Click on almost any Web site these days, and you’ll be invited to subscribe to a newsletter. Now that makes sense from the marketer’s perspective — how else can a company build an email list? But it may not be such a good deal for consumers. Soon, their inboxes are glutted with more content than they can read, much of it marked by turgid copy, bad graphics and other pathologies. Will they even open these products?
They will if the newsletters are done well, and offer both value and community.
Take “My Little Paris,” a French-language franchise with 3 million subscribers. Started by Parisian Fany Péchiodat, it covers the best of Paris, everything from fashion to mobile apps,” according to Forbes.
“My Little Paris’ newsletters, subscription boxes, beauty products and mobile apps are all designed to feel intimate, warm and personal,” Forbes writes. Next on tap? An English-language newsletter called “La Parisienne.”
Then there are the great e-commerce newsletters, like cosmetic marketer Shu Uemura’s. This one rarely fails to offer discounts and special offers — you get 10% off simply by giving them your email address.
Are you agitated about politics? (Who isn’t these days?) Those on the left have many new newsletters to inspire them, from “Resistable” (a calendar-style listing of rallies and protests) to “action.now,” a daily news wrap-up that suggests actions, according to an article by “Glamour.” And there are many community-driven newsletters on the right.
Jess Nelson reports today that newsletters were the most common type of email sent by marketers in 2016.

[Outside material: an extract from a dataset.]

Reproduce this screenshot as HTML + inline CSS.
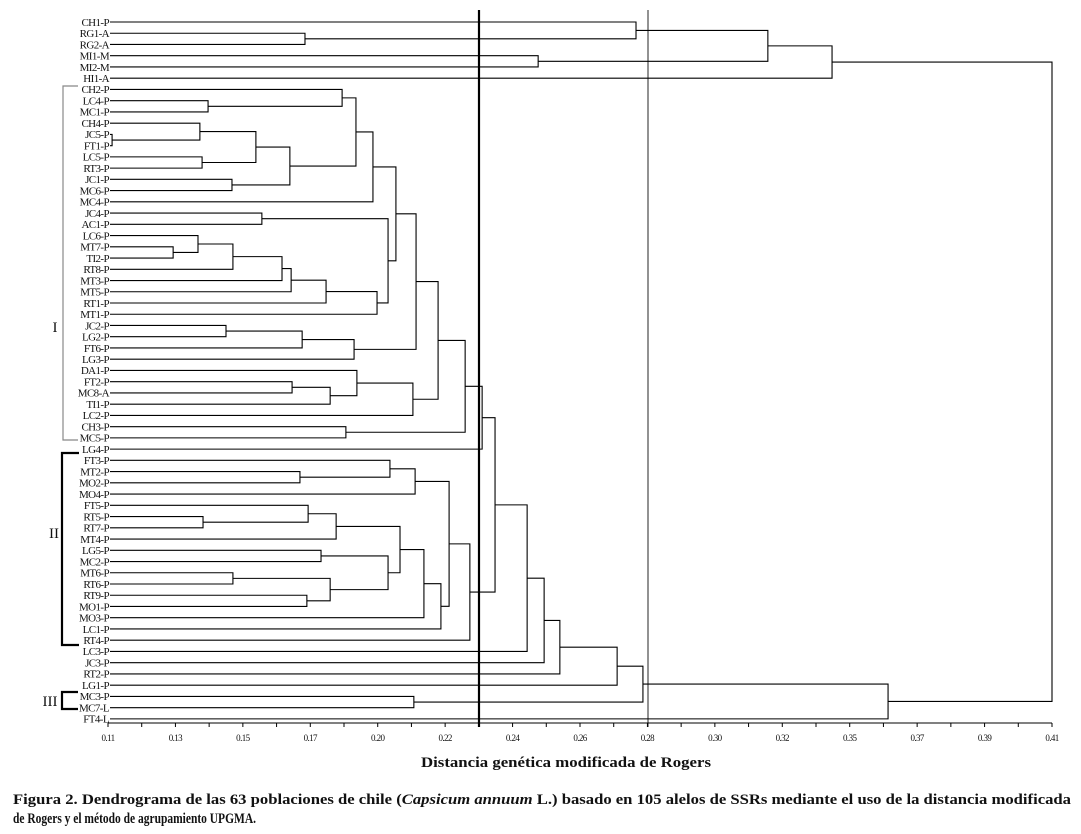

High-quality email newsletters both educate and entertain readers. They create brand value and generate sales even when there is no direct offer. And they work well when paired with social media and other channels. But it is important to do them well. That means clean copy (no tongue-twisters) and action-oriented subject lines and teasers. The payoff? It’s simple. “According to marketing research company Demand Metric, 80 percent of customers they surveyed appreciated learning about a company through custom content, 57 percent read some form of content marketing at least once per month and 82 percent felt more positive about a company after reading it,” Business2community writes.